Drop the images; return everything else in the listing below exactly.
= = = =
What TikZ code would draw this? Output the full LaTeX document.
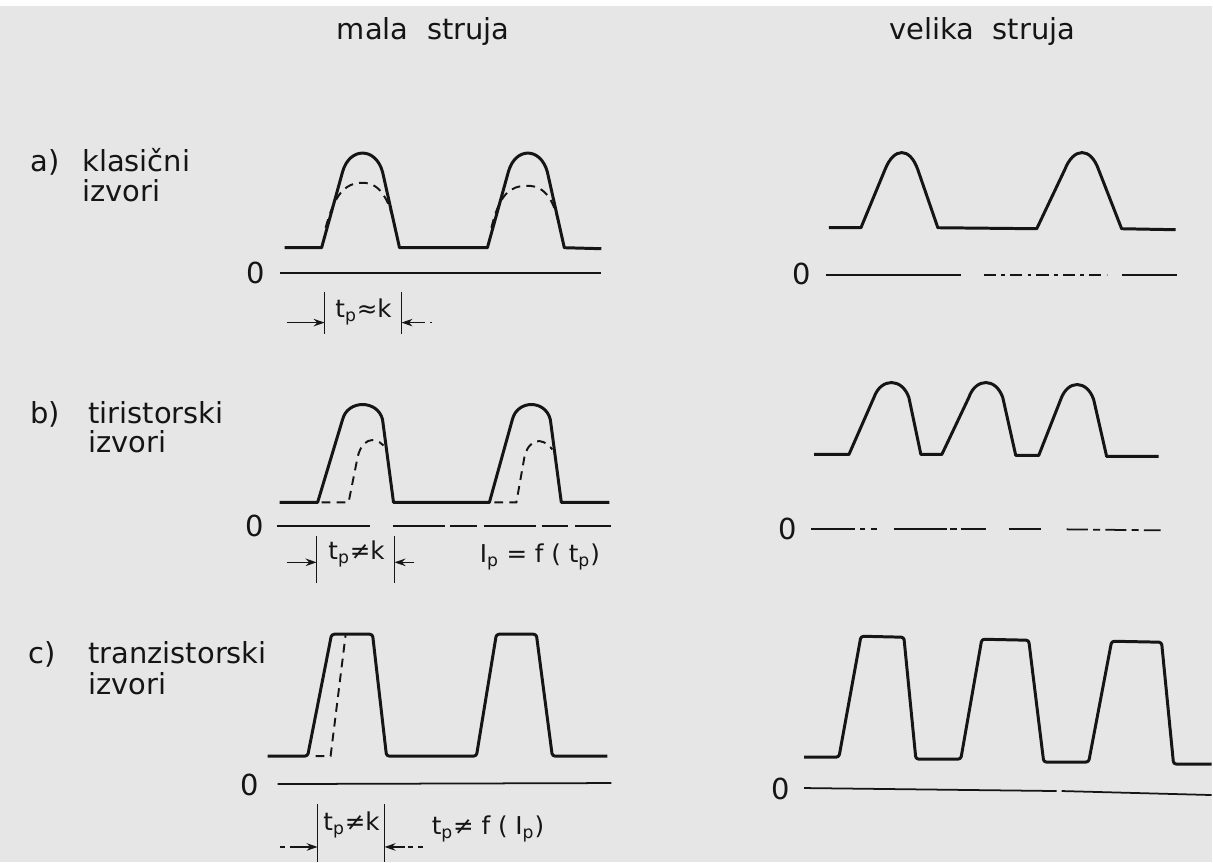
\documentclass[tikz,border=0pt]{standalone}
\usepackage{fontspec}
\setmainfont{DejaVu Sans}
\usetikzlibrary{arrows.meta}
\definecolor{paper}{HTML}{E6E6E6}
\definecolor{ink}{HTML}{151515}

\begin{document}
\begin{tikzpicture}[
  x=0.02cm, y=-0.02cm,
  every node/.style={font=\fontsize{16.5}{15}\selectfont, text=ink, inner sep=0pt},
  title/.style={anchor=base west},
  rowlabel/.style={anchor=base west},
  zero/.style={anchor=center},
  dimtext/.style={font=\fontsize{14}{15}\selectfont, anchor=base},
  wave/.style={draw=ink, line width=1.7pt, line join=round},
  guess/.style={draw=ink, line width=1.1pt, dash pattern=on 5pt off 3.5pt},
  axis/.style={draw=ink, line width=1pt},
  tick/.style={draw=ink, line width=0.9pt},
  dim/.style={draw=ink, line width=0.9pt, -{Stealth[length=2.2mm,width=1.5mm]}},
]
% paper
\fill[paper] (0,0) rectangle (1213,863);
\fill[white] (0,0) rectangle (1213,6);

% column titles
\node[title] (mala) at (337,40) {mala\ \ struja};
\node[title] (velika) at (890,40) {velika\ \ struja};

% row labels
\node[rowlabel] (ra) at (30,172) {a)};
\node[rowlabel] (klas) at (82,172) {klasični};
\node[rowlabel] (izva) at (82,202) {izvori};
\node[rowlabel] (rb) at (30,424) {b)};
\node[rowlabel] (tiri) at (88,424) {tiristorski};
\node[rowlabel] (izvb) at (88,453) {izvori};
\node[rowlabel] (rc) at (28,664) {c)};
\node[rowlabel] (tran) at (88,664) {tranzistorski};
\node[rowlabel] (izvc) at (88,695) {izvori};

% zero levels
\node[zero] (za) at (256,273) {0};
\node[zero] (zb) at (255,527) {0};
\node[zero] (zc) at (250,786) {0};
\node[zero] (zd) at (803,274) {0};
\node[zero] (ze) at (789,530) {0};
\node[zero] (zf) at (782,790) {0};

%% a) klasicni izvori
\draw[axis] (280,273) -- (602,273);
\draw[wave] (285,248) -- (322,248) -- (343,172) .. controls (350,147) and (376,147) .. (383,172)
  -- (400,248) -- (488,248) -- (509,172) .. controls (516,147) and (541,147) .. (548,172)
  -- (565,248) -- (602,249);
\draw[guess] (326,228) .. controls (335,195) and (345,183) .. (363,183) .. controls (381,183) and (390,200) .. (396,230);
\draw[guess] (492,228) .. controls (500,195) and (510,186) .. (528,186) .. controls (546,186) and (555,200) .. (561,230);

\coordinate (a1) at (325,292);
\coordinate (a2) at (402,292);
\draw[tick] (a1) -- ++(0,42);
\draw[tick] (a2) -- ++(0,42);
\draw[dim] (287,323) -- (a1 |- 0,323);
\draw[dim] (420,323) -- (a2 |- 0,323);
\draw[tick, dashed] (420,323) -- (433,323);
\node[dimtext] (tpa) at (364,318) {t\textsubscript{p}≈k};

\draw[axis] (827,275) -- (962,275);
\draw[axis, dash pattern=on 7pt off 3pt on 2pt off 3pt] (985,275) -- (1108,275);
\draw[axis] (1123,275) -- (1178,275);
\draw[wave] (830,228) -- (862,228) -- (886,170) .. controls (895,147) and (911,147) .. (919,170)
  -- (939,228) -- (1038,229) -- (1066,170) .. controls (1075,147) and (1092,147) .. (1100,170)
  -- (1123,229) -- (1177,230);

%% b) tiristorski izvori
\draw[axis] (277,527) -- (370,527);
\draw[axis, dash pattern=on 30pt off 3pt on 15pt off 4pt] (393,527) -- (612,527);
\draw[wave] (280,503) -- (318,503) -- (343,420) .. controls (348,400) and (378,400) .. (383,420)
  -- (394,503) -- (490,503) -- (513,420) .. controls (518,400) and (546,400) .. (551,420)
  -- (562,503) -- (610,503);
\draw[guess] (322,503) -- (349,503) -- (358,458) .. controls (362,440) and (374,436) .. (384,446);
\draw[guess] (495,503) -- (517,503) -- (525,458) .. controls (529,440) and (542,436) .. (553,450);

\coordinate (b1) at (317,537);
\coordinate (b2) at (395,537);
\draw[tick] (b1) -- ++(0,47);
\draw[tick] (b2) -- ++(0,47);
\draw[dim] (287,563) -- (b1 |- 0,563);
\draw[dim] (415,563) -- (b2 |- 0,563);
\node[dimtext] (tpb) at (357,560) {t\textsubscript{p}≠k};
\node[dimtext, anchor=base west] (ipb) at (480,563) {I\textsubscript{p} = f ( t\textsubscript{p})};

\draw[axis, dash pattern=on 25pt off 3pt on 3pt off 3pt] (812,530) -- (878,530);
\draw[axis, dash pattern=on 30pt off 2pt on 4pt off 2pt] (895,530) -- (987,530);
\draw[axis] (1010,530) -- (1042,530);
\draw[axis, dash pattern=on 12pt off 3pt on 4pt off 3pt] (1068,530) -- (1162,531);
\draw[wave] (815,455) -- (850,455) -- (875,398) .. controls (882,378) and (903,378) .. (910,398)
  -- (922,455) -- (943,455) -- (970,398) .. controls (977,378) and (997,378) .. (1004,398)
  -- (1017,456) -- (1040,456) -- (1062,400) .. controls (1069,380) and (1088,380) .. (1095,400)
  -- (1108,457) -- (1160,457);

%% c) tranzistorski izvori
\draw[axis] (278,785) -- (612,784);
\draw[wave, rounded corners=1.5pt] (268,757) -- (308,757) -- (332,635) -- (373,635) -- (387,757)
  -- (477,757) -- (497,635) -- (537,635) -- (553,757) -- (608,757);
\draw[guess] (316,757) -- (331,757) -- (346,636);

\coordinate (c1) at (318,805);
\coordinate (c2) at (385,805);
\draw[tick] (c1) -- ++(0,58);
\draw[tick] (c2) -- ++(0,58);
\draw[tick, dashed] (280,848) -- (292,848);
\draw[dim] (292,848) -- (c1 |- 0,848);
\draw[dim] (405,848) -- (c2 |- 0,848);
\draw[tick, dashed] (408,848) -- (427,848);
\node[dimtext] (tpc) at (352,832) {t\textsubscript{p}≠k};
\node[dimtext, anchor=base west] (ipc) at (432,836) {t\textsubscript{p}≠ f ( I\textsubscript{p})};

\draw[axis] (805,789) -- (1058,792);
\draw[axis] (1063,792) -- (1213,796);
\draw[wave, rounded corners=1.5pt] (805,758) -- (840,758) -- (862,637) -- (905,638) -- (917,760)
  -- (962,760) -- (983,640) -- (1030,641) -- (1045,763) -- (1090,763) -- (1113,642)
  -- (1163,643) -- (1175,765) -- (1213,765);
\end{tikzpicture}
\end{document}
= = = =
**Result for this task**
What TikZ code would draw this? Output the full LaTeX document.
\documentclass[tikz,border=0pt]{standalone}
\usepackage{fontspec}
\setmainfont{DejaVu Sans}
\usetikzlibrary{arrows.meta}
\definecolor{paper}{HTML}{E6E6E6}
\definecolor{ink}{HTML}{151515}

\begin{document}
\begin{tikzpicture}[
  x=0.02cm, y=-0.02cm,
  every node/.style={font=\fontsize{16.5}{15}\selectfont, text=ink, inner sep=0pt},
  title/.style={anchor=base west},
  rowlabel/.style={anchor=base west},
  zero/.style={anchor=center},
  dimtext/.style={font=\fontsize{14}{15}\selectfont, anchor=base},
  wave/.style={draw=ink, line width=1.7pt, line join=round},
  guess/.style={draw=ink, line width=1.1pt, dash pattern=on 5pt off 3.5pt},
  axis/.style={draw=ink, line width=1pt},
  tick/.style={draw=ink, line width=0.9pt},
  dim/.style={draw=ink, line width=0.9pt, -{Stealth[length=2.2mm,width=1.5mm]}},
]
% paper
\fill[paper] (0,0) rectangle (1213,863);
\fill[white] (0,0) rectangle (1213,6);

% column titles
\node[title] (mala) at (337,40) {mala\ \ struja};
\node[title] (velika) at (890,40) {velika\ \ struja};

% row labels
\node[rowlabel] (ra) at (30,172) {a)};
\node[rowlabel] (klas) at (82,172) {klasični};
\node[rowlabel] (izva) at (82,202) {izvori};
\node[rowlabel] (rb) at (30,424) {b)};
\node[rowlabel] (tiri) at (88,424) {tiristorski};
\node[rowlabel] (izvb) at (88,453) {izvori};
\node[rowlabel] (rc) at (28,664) {c)};
\node[rowlabel] (tran) at (88,664) {tranzistorski};
\node[rowlabel] (izvc) at (88,695) {izvori};

% zero levels
\node[zero] (za) at (256,273) {0};
\node[zero] (zb) at (255,527) {0};
\node[zero] (zc) at (250,786) {0};
\node[zero] (zd) at (803,274) {0};
\node[zero] (ze) at (789,530) {0};
\node[zero] (zf) at (782,790) {0};

%% a) klasicni izvori
\draw[axis] (280,273) -- (602,273);
\draw[wave] (285,248) -- (322,248) -- (343,172) .. controls (350,147) and (376,147) .. (383,172)
  -- (400,248) -- (488,248) -- (509,172) .. controls (516,147) and (541,147) .. (548,172)
  -- (565,248) -- (602,249);
\draw[guess] (326,228) .. controls (335,195) and (345,183) .. (363,183) .. controls (381,183) and (390,200) .. (396,230);
\draw[guess] (492,228) .. controls (500,195) and (510,186) .. (528,186) .. controls (546,186) and (555,200) .. (561,230);

\coordinate (a1) at (325,292);
\coordinate (a2) at (402,292);
\draw[tick] (a1) -- ++(0,42);
\draw[tick] (a2) -- ++(0,42);
\draw[dim] (287,323) -- (a1 |- 0,323);
\draw[dim] (420,323) -- (a2 |- 0,323);
\draw[tick, dashed] (420,323) -- (433,323);
\node[dimtext] (tpa) at (364,318) {t\textsubscript{p}≈k};

\draw[axis] (827,275) -- (962,275);
\draw[axis, dash pattern=on 7pt off 3pt on 2pt off 3pt] (985,275) -- (1108,275);
\draw[axis] (1123,275) -- (1178,275);
\draw[wave] (830,228) -- (862,228) -- (886,170) .. controls (895,147) and (911,147) .. (919,170)
  -- (939,228) -- (1038,229) -- (1066,170) .. controls (1075,147) and (1092,147) .. (1100,170)
  -- (1123,229) -- (1177,230);

%% b) tiristorski izvori
\draw[axis] (277,527) -- (370,527);
\draw[axis, dash pattern=on 30pt off 3pt on 15pt off 4pt] (393,527) -- (612,527);
\draw[wave] (280,503) -- (318,503) -- (343,420) .. controls (348,400) and (378,400) .. (383,420)
  -- (394,503) -- (490,503) -- (513,420) .. controls (518,400) and (546,400) .. (551,420)
  -- (562,503) -- (610,503);
\draw[guess] (322,503) -- (349,503) -- (358,458) .. controls (362,440) and (374,436) .. (384,446);
\draw[guess] (495,503) -- (517,503) -- (525,458) .. controls (529,440) and (542,436) .. (553,450);

\coordinate (b1) at (317,537);
\coordinate (b2) at (395,537);
\draw[tick] (b1) -- ++(0,47);
\draw[tick] (b2) -- ++(0,47);
\draw[dim] (287,563) -- (b1 |- 0,563);
\draw[dim] (415,563) -- (b2 |- 0,563);
\node[dimtext] (tpb) at (357,560) {t\textsubscript{p}≠k};
\node[dimtext, anchor=base west] (ipb) at (480,563) {I\textsubscript{p} = f ( t\textsubscript{p})};

\draw[axis, dash pattern=on 25pt off 3pt on 3pt off 3pt] (812,530) -- (878,530);
\draw[axis, dash pattern=on 30pt off 2pt on 4pt off 2pt] (895,530) -- (987,530);
\draw[axis] (1010,530) -- (1042,530);
\draw[axis, dash pattern=on 12pt off 3pt on 4pt off 3pt] (1068,530) -- (1162,531);
\draw[wave] (815,455) -- (850,455) -- (875,398) .. controls (882,378) and (903,378) .. (910,398)
  -- (922,455) -- (943,455) -- (970,398) .. controls (977,378) and (997,378) .. (1004,398)
  -- (1017,456) -- (1040,456) -- (1062,400) .. controls (1069,380) and (1088,380) .. (1095,400)
  -- (1108,457) -- (1160,457);

%% c) tranzistorski izvori
\draw[axis] (278,785) -- (612,784);
\draw[wave, rounded corners=1.5pt] (268,757) -- (308,757) -- (332,635) -- (373,635) -- (387,757)
  -- (477,757) -- (497,635) -- (537,635) -- (553,757) -- (608,757);
\draw[guess] (316,757) -- (331,757) -- (346,636);

\coordinate (c1) at (318,805);
\coordinate (c2) at (385,805);
\draw[tick] (c1) -- ++(0,58);
\draw[tick] (c2) -- ++(0,58);
\draw[tick, dashed] (280,848) -- (292,848);
\draw[dim] (292,848) -- (c1 |- 0,848);
\draw[dim] (405,848) -- (c2 |- 0,848);
\draw[tick, dashed] (408,848) -- (427,848);
\node[dimtext] (tpc) at (352,832) {t\textsubscript{p}≠k};
\node[dimtext, anchor=base west] (ipc) at (432,836) {t\textsubscript{p}≠ f ( I\textsubscript{p})};

\draw[axis] (805,789) -- (1058,792);
\draw[axis] (1063,792) -- (1213,796);
\draw[wave, rounded corners=1.5pt] (805,758) -- (840,758) -- (862,637) -- (905,638) -- (917,760)
  -- (962,760) -- (983,640) -- (1030,641) -- (1045,763) -- (1090,763) -- (1113,642)
  -- (1163,643) -- (1175,765) -- (1213,765);
\end{tikzpicture}
\end{document}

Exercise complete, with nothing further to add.